This is a translation of an article in the Norwegian newspaper Forskning.
By Bjornar Kjensli
A German climate researcher says that people are beginning to lose faith in climate research, pointing to the IPPC as one of the main causes. Norwegian IPCC veterans disagree about what the organization should do about it.
After a winter of setbacks and disclosure of mistakes, many different ideas have been put forward about what can be done about the IPPC and these ideas abound in newspapers and in journals such as Nature and Science. One of the most vociferous critics has been Hans von Storch. He is a professor of meteorology at the University of Hamburg, director of the Institute for Coastal Research at GKSS in Geestacht and was the main author of the chapter on regional climate in Working Group 1 (WG1) of the Third IPCC Assessment Report (AR3), which was published in 2001.
On 22 April 2010 he was in Oslo, where he addressed the Norwegian Academy of Science and Letters in a lecture containing a number of objections to the IPCCs current way of working. The presentation of the lecture, you can see here.[link]
Not skeptic but a critic
Von Storch has long been critical of the way the IPCC has dealt with scientific uncertainty, and was himself described in less than flattering terms in some of the disputed emails released from the CRU at the University of East Anglia last November.
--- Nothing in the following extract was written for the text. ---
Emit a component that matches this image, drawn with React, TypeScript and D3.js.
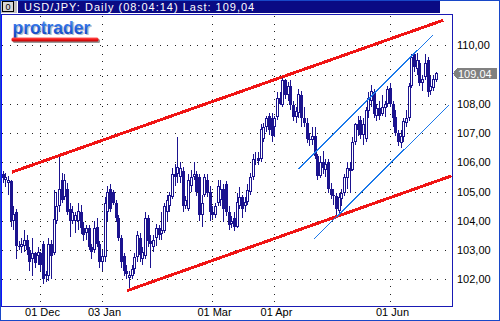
import React from "react";
import * as d3 from "d3";

// ---- data (USD/JPY daily) ----
const opens = [106.8,105.6,105.4,105.3,105.35,104.0,104.3,103.15,103.1,103.15,103.35,103.0,102.7,102.9,102.8,102.9,103.2,102.1,102.1,103.2,102.9,104.0,104.5,105.4,104.8,105.1,104.4,104.0,104.0,104.0,104.3,103.75,103.6,103.75,103.1,103.0,103.8,103.2,102.6,102.75,104.3,105.1,105.0,104.6,104.1,103.4,102.8,102.3,102.05,102.1,102.35,102.75,103.4,102.7,102.8,104.1,103.3,103.1,103.4,103.75,103.55,103.65,104.3,104.5,104.8,105.6,105.6,105.5,105.7,104.5,104.4,105.2,105.5,105.6,105.5,104.2,104.9,105.4,105.0,104.3,104.2,104.6,104.7,105.1,105.25,104.3,103.9,104.1,103.8,104.5,104.8,104.5,104.65,105.0,105.5,106.1,106.15,106.1,106.8,107.2,107.6,107.5,107.2,107.55,108.2,107.95,108.8,108.3,108.6,107.95,107.55,107.7,108.3,107.5,107.35,106.8,106.75,106.9,106.2,105.55,106.0,105.75,106.0,105.1,104.9,104.85,104.35,104.75,104.95,105.45,105.8,105.75,106.7,107.3,107.45,106.95,106.8,107.75,108.1,108.4,107.6,107.85,107.65,107.85,108.0,108.55,108.0,107.55,107.0,106.65,106.85,107.35,107.5,108.6,109.7,109.2,109.4,108.7,108.9,109.5,108.45,108.55,108.8];
const highs = [106.9,105.7,105.65,105.55,105.4,104.5,104.4,103.3,103.4,103.7,103.5,103.1,103.4,102.95,103.1,102.95,103.3,102.3,103.4,103.35,105.05,105.0,106.25,105.65,105.6,105.3,104.6,104.5,104.3,104.6,104.55,103.95,103.85,103.85,103.2,104.0,104.1,103.3,103.0,104.8,105.2,105.25,105.05,104.7,104.2,103.5,102.9,102.5,102.3,102.5,102.9,103.65,103.6,103.1,104.3,104.2,103.5,103.5,103.9,103.85,104.3,104.6,104.9,105.0,105.8,105.95,106.85,106.0,105.85,104.85,105.6,105.75,106.0,105.7,105.6,104.9,105.6,105.6,105.2,104.5,104.6,105.4,105.4,105.25,105.35,104.5,104.15,104.3,104.95,105.15,104.9,104.8,105.25,105.65,106.3,106.35,106.35,107.3,107.35,107.6,107.7,107.7,107.6,108.4,108.4,108.88,108.85,108.75,108.8,108.1,107.9,108.5,108.45,107.9,107.5,107.0,107.2,107.2,106.3,106.2,106.4,106.1,106.1,105.3,105.1,104.95,104.95,105.1,105.6,106.0,106.0,106.85,107.35,107.6,107.6,107.5,107.9,108.4,108.65,108.5,108.0,108.1,108.3,108.1,108.6,108.7,108.1,107.8,107.1,107.1,107.5,107.8,108.7,109.7,109.75,109.75,109.5,109.0,109.7,109.6,108.95,109.0,109.1];
const lows = [105.5,105.3,105.15,104.9,103.8,103.7,102.7,103.0,102.9,102.95,102.85,102.3,102.1,102.4,102.5,102.3,101.85,101.9,101.95,102.0,102.85,103.9,104.3,104.6,104.7,104.2,103.45,103.9,103.6,103.7,103.55,103.3,103.35,103.0,102.7,102.9,103.1,102.4,102.3,102.6,104.0,104.3,104.55,103.95,103.3,102.4,102.1,102.0,101.7,102.0,102.2,102.6,102.6,102.5,102.7,103.1,102.4,102.95,103.15,103.35,103.35,103.6,104.0,104.3,104.75,105.2,105.3,105.3,104.3,104.4,104.35,105.0,105.4,104.85,104.0,103.8,104.8,104.8,104.0,104.05,104.1,104.5,104.5,103.95,104.15,103.7,103.75,103.65,103.75,104.4,104.1,104.3,104.55,104.9,105.4,105.9,105.9,106.0,106.7,107.05,106.95,106.7,106.85,107.45,107.95,107.9,108.15,108.1,107.8,107.4,107.35,107.5,107.2,107.2,106.65,106.55,106.6,106.1,105.4,105.45,105.6,105.5,104.95,104.75,104.55,104.2,104.25,104.5,104.85,105.1,104.95,105.7,106.6,106.9,106.8,106.6,106.7,107.5,107.9,107.5,107.4,107.45,107.6,107.55,107.9,107.9,107.2,106.9,106.55,106.5,106.7,107.2,107.4,108.55,109.1,109.0,108.6,108.45,108.8,108.25,108.3,108.45,108.75];
const closes = [105.6,105.45,105.5,105.4,104.0,104.25,103.15,103.1,103.2,103.35,103.0,102.6,102.9,102.55,102.95,102.5,102.0,102.2,103.2,102.8,104.05,104.5,105.1,104.7,105.4,104.3,104.0,104.3,104.2,104.35,103.75,103.5,103.75,103.1,102.95,103.75,103.2,102.6,102.8,104.6,105.0,104.4,104.6,104.1,103.4,102.6,102.3,102.2,102.15,102.35,102.75,103.5,102.85,102.95,104.1,103.3,103.2,103.35,103.75,103.5,103.7,104.5,104.7,104.9,105.6,105.5,105.85,105.8,104.5,104.7,105.4,105.5,105.6,105.0,104.2,104.6,105.5,104.95,104.3,104.2,104.5,105.2,105.1,104.4,104.3,103.85,104.0,103.8,104.65,104.8,104.4,104.65,105.05,105.5,106.1,106.15,106.05,107.15,107.2,107.5,107.1,106.9,107.5,108.2,108.0,108.8,108.3,108.6,107.95,107.55,107.75,108.35,107.5,107.35,106.8,106.75,106.9,106.2,105.55,106.0,105.8,105.95,105.1,104.9,104.85,104.4,104.8,104.95,105.5,105.8,105.7,106.7,107.3,107.1,106.95,107.3,107.8,108.2,108.45,107.65,107.85,107.6,107.9,108.0,108.5,108.0,107.5,107.0,106.7,106.9,107.4,107.5,108.6,109.6,109.25,109.5,108.7,108.85,109.4,108.4,108.6,108.85,109.04];

const dateLabels = ["01 Dec", "03 Jan", "01 Mar", "01 Apr", "01 Jun"];
const dateBars = [15, 38, 79, 102, 145];
const gridPrices = [102, 103, 104, 105, 106, 107, 108, 109, 110];
const labelPrices = [110, 108, 107, 106, 105, 104, 103, 102];
const lastPrice = 109.04;
const title = "USD/JPY: Daily (08:04:14) Last: 109,04";

// trend lines: [barFrom, priceFrom, barTo, priceTo]
const redLines = [
  [4.8, 105.68, 164.1, 110.84],
  [47.6, 101.63, 167.2, 105.52],
];
const blueLines = [
  [110.76, 105.77, 160.73, 110.35],
  [116.67, 103.38, 166.79, 107.96],
];

const W = 500;
const H = 321;
const PL = 0, PR = 452, PT = 14, PB = 306;
const FONT = "'Liberation Sans', Arial, sans-serif";
const CANDLE = "#1b138f";

const fmt = (v: number) => d3.format(".2f")(v).replace(".", ",");

export default function App() {
  const x = d3.scaleLinear().domain([0, 162]).range([0.35, 0.35 + 2.69 * 162]);
  const y = d3.scaleLinear().domain([101.09, 111.07]).range([PB, PT]);
  const line = d3.line<[number, number]>().x((d) => x(d[0])).y((d) => y(d[1]));

  const candles = opens.map((o, i) => {
    const c = closes[i];
    const cx = Math.floor(x(i));
    const yH = Math.round(y(highs[i]));
    const yL = Math.round(y(lows[i]));
    const yT = Math.round(y(Math.max(o, c)));
    const yB = Math.round(y(Math.min(o, c)));
    const up = c >= o;
    return (
      <g key={i}>
        <line x1={cx + 0.5} x2={cx + 0.5} y1={yH} y2={yL} stroke={CANDLE} strokeWidth={1} />
        {up ? (
          <rect x={cx - 0.5} y={yT + 0.5} width={2} height={Math.max(yB - yT - 1, 0)} fill="#fff" stroke={CANDLE} strokeWidth={1} />
        ) : (
          <rect x={cx - 1} y={yT} width={3} height={Math.max(yB - yT, 1)} fill={CANDLE} />
        )}
      </g>
    );
  });

  const yLast = Math.round(y(lastPrice)) + 0.5;

  return (
    <svg width={W} height={H} style={{ position: "absolute", left: 0, top: 0, display: "block" }} shapeRendering="crispEdges">
      <defs>
        <clipPath id="plotClip">
          <rect x={PL + 1} y={PT + 1} width={PR - PL - 1} height={PB - PT - 1} />
        </clipPath>
        <linearGradient id="logoGrad" x1="0" y1="0" x2="0" y2="1">
          <stop offset="0" stopColor="#5a9af5" />
          <stop offset="0.5" stopColor="#2463de" />
          <stop offset="1" stopColor="#1040b8" />
        </linearGradient>
        <linearGradient id="barGrad" x1="0" y1="0" x2="0" y2="1">
          <stop offset="0" stopColor="#ff5a5a" />
          <stop offset="0.5" stopColor="#f01818" />
          <stop offset="1" stopColor="#b80000" />
        </linearGradient>
      </defs>
      <rect x={0} y={0} width={W} height={H} fill="#fff" />

      {/* title bar */}
      <rect x={0} y={0} width={17} height={13} fill="#c0c0c0" />
      <rect x={2.5} y={1.5} width={11} height={10} fill="#d8d8d8" stroke="#000" strokeWidth={1} />
      <text x={8} y={10} fontSize={9} fontFamily={FONT} textAnchor="middle" fill="#000">0</text>
      <rect x={18} y={0} width={422} height={13} fill="#0a0a84" />
      <text x={24} y={10.5} fontSize={11} fontFamily={FONT} letterSpacing={1} fill="#fff" style={{ shapeRendering: "auto" }}>{title}</text>

      {/* grid */}
      <g clipPath="url(#plotClip)">
        {gridPrices.map((p) => (
          <line key={p} x1={2} x2={PR} y1={Math.round(y(p)) + 0.5} y2={Math.round(y(p)) + 0.5} stroke="#222" strokeWidth={1} strokeDasharray="1 6.5" />
        ))}
        {dateBars.map((b) => (
          <line key={b} x1={Math.floor(x(b)) + 0.5} x2={Math.floor(x(b)) + 0.5} y1={PT + 2} y2={PB} stroke="#222" strokeWidth={1} strokeDasharray="1 6.5" />
        ))}
      </g>

      {/* logo */}
      <g style={{ shapeRendering: "auto" }}>
        <text x={14} y={35} fontSize={17.5} fontWeight="bold" fontFamily={FONT} fill="#9aa4b8" opacity={0.7}>protrader</text>
        <text x={12.5} y={34} fontSize={17.5} fontWeight="bold" fontFamily={FONT} fill="url(#logoGrad)">protrader</text>
        <rect x={13} y={39} width={87} height={4} rx={1.5} fill="#555" opacity={0.6} />
        <rect x={11.5} y={37.5} width={87} height={4} rx={1.5} fill="url(#barGrad)" />
      </g>

      {/* candles and lines */}
      <g clipPath="url(#plotClip)">
        {candles}
        {redLines.map((l, i) => (
          <path key={i} d={line([[l[0], l[1]], [l[2], l[3]]]) || ""} stroke="#f01414" strokeWidth={3} fill="none" strokeLinecap="square" />
        ))}
        {blueLines.map((l, i) => (
          <path key={i} d={line([[l[0], l[1]], [l[2], l[3]]]) || ""} stroke="#1a78ea" strokeWidth={1} fill="none" />
        ))}
      </g>

      {/* plot frame */}
      <line x1={PL + 0.5} x2={PL + 0.5} y1={PT} y2={PB + 1} stroke="#1010ff" strokeWidth={1} />
      <line x1={1.5} x2={1.5} y1={PT} y2={PB + 1} stroke="#1010ff" strokeWidth={1} />
      <line x1={PL} x2={PR + 1} y1={PT + 0.5} y2={PT + 0.5} stroke="#1a1ab4" strokeWidth={1} />
      <line x1={PR + 0.5} x2={PR + 0.5} y1={PT} y2={PB + 1} stroke="#1a1ab4" strokeWidth={1} />
      <line x1={PL} x2={PR + 1} y1={PB + 0.5} y2={PB + 0.5} stroke="#1a1ab4" strokeWidth={1} />

      {/* price axis */}
      {labelPrices.map((p) => (
        <text key={p} x={457} y={Math.round(y(p)) + 4} fontSize={11} fontFamily={FONT} fill="#000" style={{ shapeRendering: "auto" }}>{fmt(p)}</text>
      ))}
      <path d={`M453,${yLast} L457,${yLast - 5.5} L497,${yLast - 5.5} L497,${yLast + 5.5} L457,${yLast + 5.5} Z`} fill="#808080" />
      <text x={458} y={yLast + 4} fontSize={11} fontFamily={FONT} fill="#fff" style={{ shapeRendering: "auto" }}>{fmt(lastPrice)}</text>

      {/* date axis */}
      {dateBars.map((b, i) => (
        <text key={b} x={Math.floor(x(b)) + 2.5} y={316} fontSize={11} fontFamily={FONT} textAnchor="middle" fill="#000" style={{ shapeRendering: "auto" }}>{dateLabels[i]}</text>
      ))}

      {/* outer frame */}
      <rect x={0.5} y={0.5} width={W - 1} height={H - 1} fill="none" stroke="#1848c8" strokeWidth={1} />
    </svg>
  );
}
The man behind the hockey stick curve, Professor Michael Mann wrote, among other things, in an email to Phil Jones, the head of the University of East Anglia Climate Centre, that “Von Storch is a strange guy”, and that it would not surprise him if he was really a climate skeptic. Von Storch says he has nothing against being a strange guy, but he is not in any doubt that anthropogenic emissions are leading to climate change. He is however very critical of the internal processes of the IPCC and the role of chairman, Rajendra Pachauri.